Have I ever got frustrated at a call-centre worker who was probably, also, a person of colour, or accepted work from companies whose track record on racial diversity was pitiful? Did I fancy the boy at school who made occasional racist jokes, despite how it made my best friend feel, whose parents were Nigerian? Have I done things in day-to-day life that make quiet, subconscious assumptions about my own superiority, and which inadvertently undermine or humiliate people who are not white? The answer is yes, by fact of being white. And hard as that is to swallow, and humiliating and shameful to admit, it pales in comparison to the onslaught faced by millions of people every single day for whom the stakes are life and death.

The least we can do as allies, in addition to donating to charities protecting black lives, is be graceful in admitting our place in a system of oppression, and not baulk at the mere suggestion that we might be in some way complicit, albeit subconsciously, or unintentionally. This is key to achieving the hyper-vigilance that will be required of the vast and all-encompassing struggle against racial oppression in our society. It is important not to fall into the trap of thinking that racism happens elsewhere and there is a gesture of humility necessary from all of us, to accept that many of these reflexes have been instilled in us since birth, and that we all have a job to personally address them. 

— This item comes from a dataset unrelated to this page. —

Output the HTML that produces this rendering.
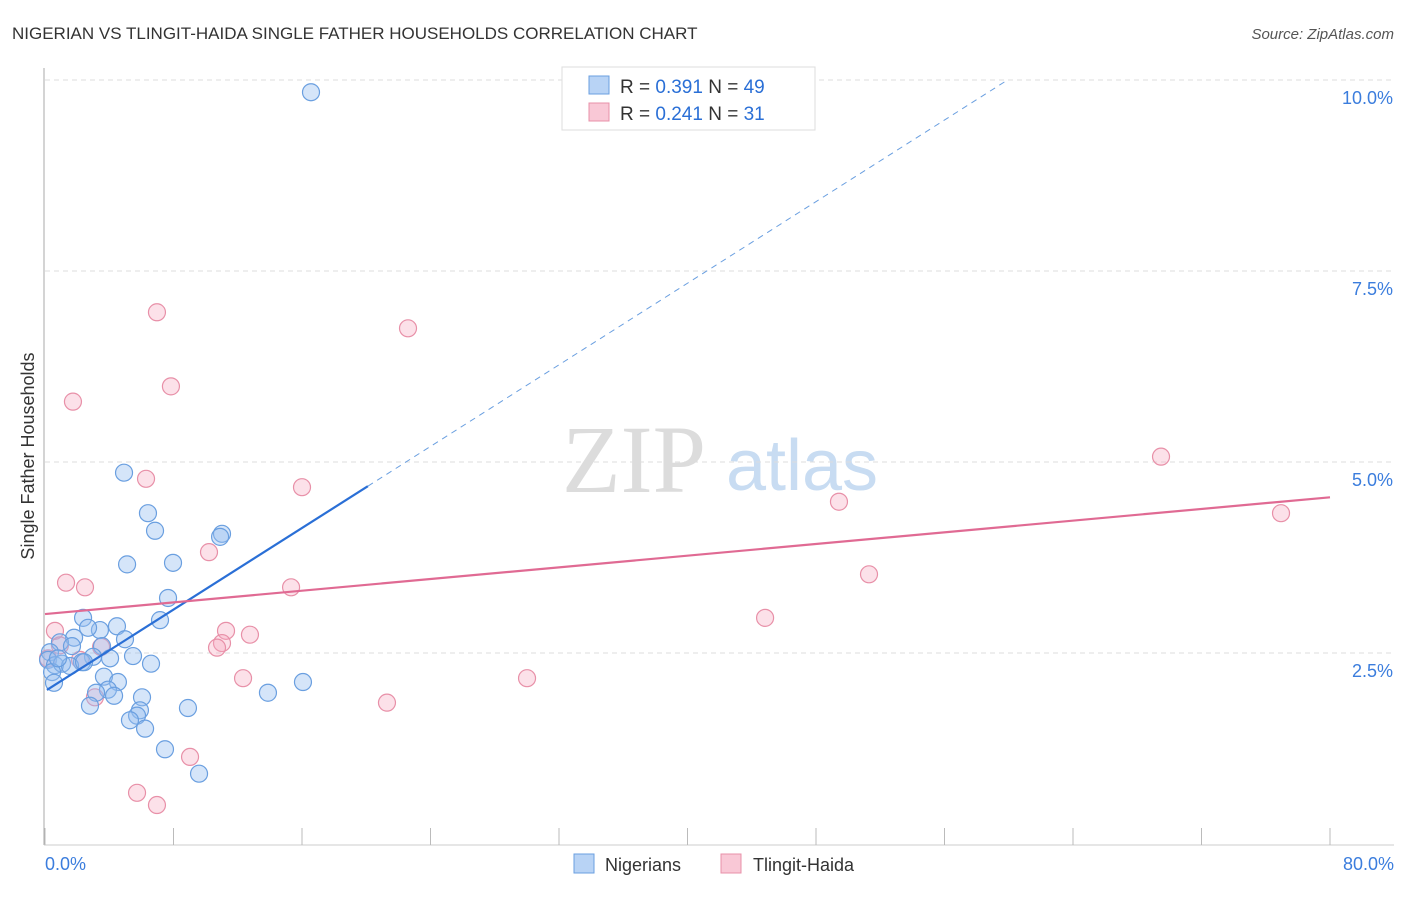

That does not mean that we must shy away from acts of solidarity – quite the opposite. We must extend that solidarity to the act of holding ourselves and our white neighbours and friends to account. Because someone somewhere knew that Amy Cooper held these views, and if they’d only challenged her on them sooner, a black man might have been spared an afternoon of fear and humiliation, and she might still have a job.